Category Archives: body wisdom

The help of a good teacher

Alexander Technique work at the Ojai Women's Retreat.

Itsuko and Carol offer hands on help with Alexander Technique at the Ojai Women’s Retreat 2016.

I have a pretty good sense of what is going on in my body and I think a lot about what is happening in my spine, so it’s so wonderful when someone can help me to see or understand something that I haven’t felt before. This happened during my retreat experience in Ojai, California last week.

The retreat was interdisciplinary. I taught a daily yoga practice and yoga sūtras and Carol, my wonderful teaching colleague, presented the parts of the workshop on Āyurveda and the Alexander Technique. I didn’t have any experience or expectations of the Alexander Technique, though I knew it had something to do with improving posture and letting go of tension in the body. Carol did a great job introducing the technique and giving us ways to practice the principles of the method. We had language to help us remember and stay with the main concepts, and with the help of another wonderful AT teacher, we each received some skillful and gentle hands on work.

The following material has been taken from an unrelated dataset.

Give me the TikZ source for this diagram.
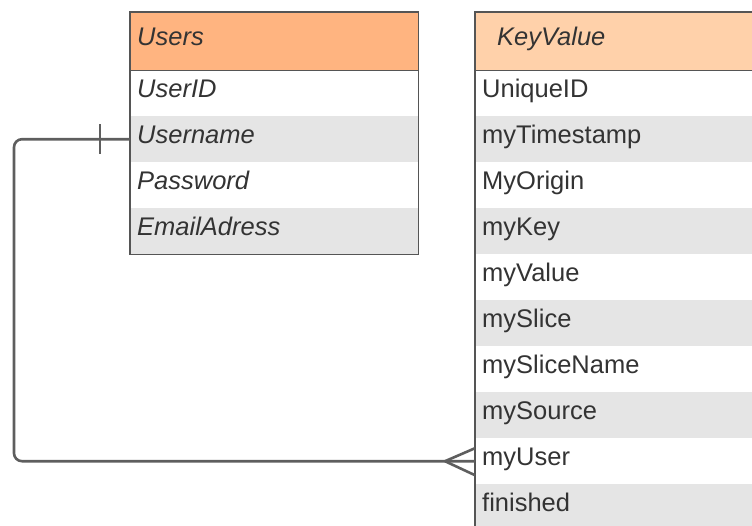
\documentclass[tikz,border=0pt]{standalone}
\usepackage{fontspec}
\setmainfont{Liberation Sans}
\usetikzlibrary{calc}
\definecolor{border}{HTML}{555555}
\definecolor{hdrA}{HTML}{FFB480}
\definecolor{hdrB}{HTML}{FFD1AA}
\definecolor{rowgray}{HTML}{E5E5E5}
\definecolor{txt}{HTML}{333333}
\definecolor{conn}{HTML}{5E5E5E}
\tikzset{
  cell/.style={rectangle, anchor=north west, minimum height=46pt, inner xsep=7pt, inner ysep=0pt,
    text height=17pt, text depth=9pt, align=left, text=txt,
    font=\fontsize{25.5}{30}\selectfont},
  ucell/.style={cell, text width=274pt, minimum width=288pt, font=\fontsize{25.5}{30}\selectfont\itshape},
  kcell/.style={cell, text width=306pt, minimum width=320pt},
  hdr/.style={minimum height=58pt},
  gray/.style={fill=rowgray},
  tbl/.style={draw=border, line width=1.2pt},
  link/.style={draw=conn, line width=2.6pt},
}
\begin{document}
\begin{tikzpicture}[x=1pt,y=-1pt]
\useasboundingbox (0,0) rectangle (752,525);
\clip (0,0) rectangle (752,525);
% Users table
\node[ucell, hdr, fill=hdrA] (u0) at (130,12) {Users};
\node[ucell] (u1) at (130,70) {UserID};
\node[ucell, gray] (u2) at (130,116) {Username};
\node[ucell] (u3) at (130,162) {Password};
\node[ucell, gray] (u4) at (130,208) {EmailAdress};
\draw[tbl] (u0.north west) rectangle (u4.south east);
\draw[tbl] (u0.south west) -- (u0.south east);
% KeyValue table
\node[kcell, hdr, fill=hdrB, font=\fontsize{25.5}{30}\selectfont\itshape, inner xsep=22pt, text width=276pt] (k0) at (475,12) {KeyValue};
\node[kcell] (k1) at (475,70) {UniqueID};
\node[kcell, gray] (k2) at (475,116) {myTimestamp};
\node[kcell] (k3) at (475,162) {MyOrigin};
\node[kcell, gray] (k4) at (475,208) {myKey};
\node[kcell] (k5) at (475,254) {myValue};
\node[kcell, gray] (k6) at (475,300) {mySlice};
\node[kcell] (k7) at (475,346) {mySliceName};
\node[kcell, gray] (k8) at (475,392) {mySource};
\node[kcell] (k9) at (475,438) {myUser};
\node[kcell, gray] (k10) at (475,484) {finished};
\draw[tbl] (k0.north west) rectangle (k10.south east);
\draw[tbl] (k0.south west) -- (k0.south east);
% connector
\coordinate (cl) at (14,0);
\draw[link, rounded corners=8pt] (u2.west) -- (u2.west -| cl) -- (k9.west -| cl) -- (k9.west);
\draw[link] ($(u2.west)+(-30,-15)$) -- ($(u2.west)+(-30,15)$);
\draw[link] ($(k9.west)+(-30,0)$) -- ($(k9.west)+(0,-13)$);
\draw[link] ($(k9.west)+(-30,0)$) -- ($(k9.west)+(0,14)$);
\end{tikzpicture}
\end{document}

It was during this part of the classes that I had a remarkable experience. Itsuko worked with me and as she gently slid her open hand across my lower back, it was able to let go a little bit. It felt easier and lighter there. Her soft and skillful touch at the back of my neck let me feel that I could move my head forward and up and let go of some of the holding and tension there. I could sense the length come. And then her hand went toward my mid-back. She said something like, “you don’t have to work so much here” and I felt, for the first time, the reaching and straining that was coming from that place. I made some subtle adjustments and noticed the back of my spine round slightly toward her hand. This was fine and pleasant. Something also happened in the front of my spine. In a place tucked in behind organs and protected by the lower ribs I began to release. But this time I didn’t feel ease. I had the ache of letting go of something that I’ve been gripping for decades and whatever was being held in started to spread. I imagined a jar that’s been sitting at the very darkest spot under the sink catching years worth of drips from a very slow leak… I had knocked it over and it was spilling into me. I felt relief, but I also felt some sadness and confusion. I had to sit still for a few minutes and notice that.

There’s so much we can learn with the help of books, stories, self-observation and reflection. It is a valuable and essential part of the work that we do. But having the support and guidance of a knowledgeable and attune teacher is also very important – even essential. There are things that we can’t see about ourselves because we’ve been with them for so long that they no longer operate at a conscious level. Kind of like the joke where one fish asks his fish friend, “how’s the water?” The other fish says, “what the heck is water?” The help of a teacher or someone who can help us to see our own structures or patterns in a kind and truthful way is an invaluable part of our learning and growth. I’m greatful for Carol and Itusuko for being those teachers for me this week.

 

Is balance and good self-care sexy?

 

amanda green yogaBalance has, in the past, seemed a little boring. Post-college I was not interested in all this self-care, self-reflection and routine that goes along with feeling balanced. It seemed much more fun, to be spontaneous and unpredictable. Read: moody and temperamental. Or maybe it was hard and I didn’t know how to do it. Self-discipline didn’t seem sexy or even accessible so I went to the other end of the spectrum making lack of routine and poor self-care (my body can handle anything!!!) my habit.

Last week, I confessed to some good habits that have slipped over the last few months. Hard won routines proved their worth as I made my way toward balance, but with the complications of sickness, travel and visitors, these things seemed to just fall away and brownies made their way into my late night life. When I’m not paying attention or not that mindful about how I go about my business, cravings and urges have much more sway over how I behave. Maintaining balance requires presence and a some effort.

The thing that I keep learning about balance is how good it really is. When I’m rested, nourished, and digesting well, I’m not distracted by the poor functioning of my body. My mind is more clear. I can be present with my family, students and friends. I feel connection more than isolation. I can stay with a thought or idea much longer. It actually can be really attractive. But then something happens and the seemingly elusive balanced state shifts. I forget how much I like it. I yearn for the familiar distraction of being under-slept or over-fed.

Moving in and out of balance is part of life. In the first Chapter of the yoga sūtras, Patañjali lists a whole bunch of things, called antarayas, that get us all at some point or another. Yoga sūtra 1.30 lists the following as interruptions to balance: Illness, mental fatigue, doubt, haste, physical fatigue, over-indulgence, having a view of ourselves that isn’t actually the case, failing to meet a goal, aging and regressing… these experiences can bump someone who is rocking a balanced lifestyle and good habits into a ditch.

If we know how good it is to be in balance, or if the discomfort of being scattered and distracted causes enough problems, we can and usually do come back. This process might teach us something about our own tendencies and help us to find deeper compassion for these human foibles we all face.